I now recur to the premises of the argument which I am opposing. I repeat what was said in Hemenway v. Hemenway, that I do not see how we can start with the assumption that all proper investments are absolutely safe, when the leading case in this state is to the very point that an investment may be unsafe, and yet justifiable. Lovell v. Minot, 20 Pick. 116. But the assumption appears to me to be inconsistent with facts which we must notice, and to lead to the conclusion not yet mentioned which we could not accept. Within a few years the first mortgage 4 per cent. bonds of a flourishing railroad have sold at 85, while at the same time United States 4 per cents stood at 120 or more, and city 4 per cents of a high rank stood at about par. The differences were not to be accounted for by the difference of time which the bonds had to run, or by exemption from taxation. I should be surprised to learn that either bond was not a proper investment. If they all were proper investments, the difference in price could not be referred to difference in interest.

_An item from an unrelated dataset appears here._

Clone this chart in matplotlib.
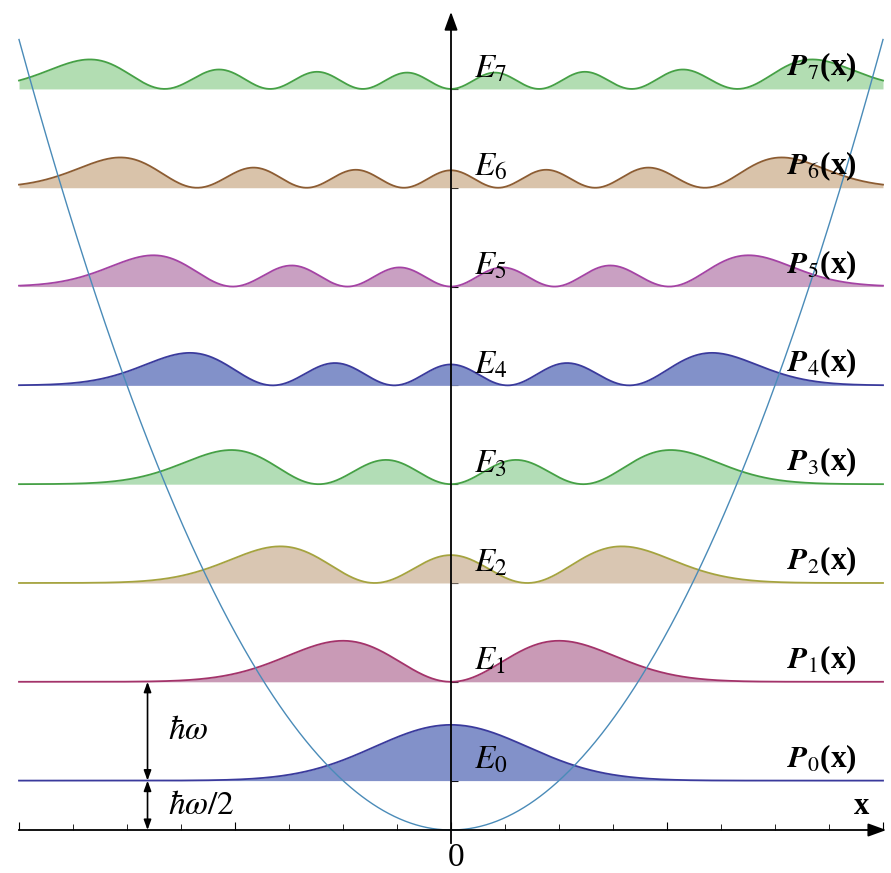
import math

import matplotlib
matplotlib.use("Agg")
import matplotlib.pyplot as plt
import numpy as np
from numpy.polynomial.hermite import hermval

plt.rcParams["font.family"] = ["Liberation Serif", "DejaVu Serif"]
plt.rcParams["mathtext.fontset"] = "stix"

# oscillator levels, in units of hbar*omega (E_n = n + 1/2)
LEVELS = [0, 1, 2, 3, 4, 5, 6, 7]
ENERGIES = [0.5, 1.5, 2.5, 3.5, 4.5, 5.5, 6.5, 7.5]
X_RANGE = (-4.0, 4.0)

FILL_COLORS = ["#8291c9", "#c99ab6", "#d9c6b2", "#b2ddb6",
               "#8291c9", "#c9a0c2", "#d9c3aa", "#b2ddb2"]
LINE_COLORS = ["#3a3a9c", "#a3336a", "#a5a33f", "#45a045",
               "#3a3a9c", "#a443a4", "#8c5c32", "#45a045"]
POT_COLOR = "#4a8bb8"


def density(n, x):
    """|psi_n(x)|^2 for the dimensionless harmonic oscillator."""
    c = np.zeros(n + 1)
    c[n] = 1.0
    norm = 1.0 / math.sqrt(2.0 ** n * math.factorial(n) * math.sqrt(math.pi))
    psi = norm * hermval(x, c) * np.exp(-x ** 2 / 2.0)
    return psi ** 2


fig = plt.figure(figsize=(8.91, 8.73), dpi=100)
ax = fig.add_axes([0, 0, 1, 1])
ax.set_xlim(-4.176, 4.074)
ax.set_ylim(-0.435, 8.40)

x = np.linspace(X_RANGE[0], X_RANGE[1], 800)

for n, en, fc, lc in zip(LEVELS, ENERGIES, FILL_COLORS, LINE_COLORS):
    p = en + density(n, x)
    ax.fill_between(x, en, p, color=fc, lw=0, zorder=2)
    ax.plot(x, p, color=lc, lw=1.3, zorder=3)
    ax.text(0.21, en + 0.12, rf"$E_{{{n}}}$", fontsize=24,
            ha="left", va="baseline", zorder=6)
    ax.text(3.11, en + 0.14, rf"$\mathbfit{{P}}_{{{n}}}$(x)", fontsize=22.5,
            fontweight="bold", ha="left", va="baseline", zorder=6)

# potential V = x^2 / 2
ax.plot(x, x ** 2 / 2.0, color=POT_COLOR, lw=1.0, zorder=4)

# axes through the origin
for side in ("top", "right"):
    ax.spines[side].set_visible(False)
ax.spines["bottom"].set_position(("data", 0))
ax.spines["left"].set_position(("data", 0))
ax.spines["bottom"].set_bounds(-4.0, 4.0)
ax.spines["left"].set_bounds(-0.13, 8.2)
for s in ("bottom", "left"):
    ax.spines[s].set_linewidth(1.3)
    ax.spines[s].set_zorder(5)
ax.set_xticks([-4, -2, 0, 2, 4])
ax.set_xticks(np.arange(-4, 4.01, 0.5), minor=True)
ax.set_yticks(ENERGIES)
ax.tick_params(axis="x", which="major", direction="in", length=6, width=0.8,
               labelbottom=False)
ax.tick_params(axis="x", which="minor", direction="in", length=4, width=0.6)
ax.tick_params(axis="y", which="major", direction="in", length=5, width=0.8,
               labelleft=False)

arrow = dict(arrowstyle="-|>,head_length=1.1,head_width=0.4", color="black",
             lw=1.3, shrinkA=0, shrinkB=0)
ax.annotate("", xy=(4.03, 0), xytext=(3.9, 0), arrowprops=arrow, zorder=6)
ax.annotate("", xy=(0, 8.28), xytext=(0, 8.1), arrowprops=arrow, zorder=6)

ax.text(3.8, 0.24, "x", fontsize=22, fontweight="bold", ha="center", va="center")
ax.text(0.05, -0.28, "0", fontsize=24, ha="center", va="center")

# energy spacing markers
dbl = dict(arrowstyle="<|-|>,head_length=0.6,head_width=0.22", color="black",
           lw=1.2, shrinkA=0, shrinkB=0)
ax.annotate("", xy=(-2.81, ENERGIES[0]), xytext=(-2.81, ENERGIES[1]),
            arrowprops=dbl, zorder=6)
ax.annotate("", xy=(-2.81, 0.0), xytext=(-2.81, ENERGIES[0]),
            arrowprops=dbl, zorder=6)
ax.text(-2.62, 1.0, r"$\hbar\omega$", fontsize=24, ha="left", va="center")
ax.text(-2.62, 0.25, r"$\hbar\omega/2$", fontsize=24, ha="left", va="center")

fig.savefig("out.png", dpi=100)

Again, if the fiction of safety be adopted, I still do not see why it does not follow that if a bond is bought below par the tenant for life is equally entitled to an annual increment on the interest received by him as the bond gradually approaches maturity. This was argued in Hemenway v. Hemenway, but I must believe that such a doctrine would disconcert trustees not a little. Of course it would call for sales of capital from time to time to produce funds for the tenant for life beyond the amount received on the bonds. There is a well-known bond which was purchased by trustees a few years ago at 50 per cent. and which now stands at 120 or over. How is a case like that to be dealt with?

If it be said that the consequences' suggested follow only upon an attempt to carry logic too far, and that they are to be controlled by practical judgment, I agree. But I think that the same thing ought to be true of the step now taken, as I have said already. If we are to start with a fiction, and then apply logic, I think these results follow. If we are to use our judgment, I do not see why we should not use it at every step, and I believe that, to make the tables referred to the universal arbiter between tenant for life and remainder-man, is not so near an approach to justice as we may hope to make. I am much more disposed to regard trustees as a sort of domestic tribunal ex necessitate between the parties, subject to the control of the courts in case of a want of good faith or reasonable judgment.

Finally, I must repeat what was said in Hemenway v. Hemenway, after an elaborate examination of the English books, that, in my opinion, the English cases do not apply the principle of wasting investment to premiums on authorized permanent investments. But, even if they did, I should consider that, in view of the latitude of investment allowed in Massachusetts and the great fluctuations of American securities, it would be undesirable to accept that principle at present, and still more so to adopt the simple device of the tables as the means of working out that principle.

I express no opinion upon the question of jurisdiction, which I have not thought it necessary to examine, as both parties desire to have the case dealt with upon its merits now.

I am authorized to state that the chief justice and Mr. Justice CHARLES ALLEN concur in the views which I have expressed.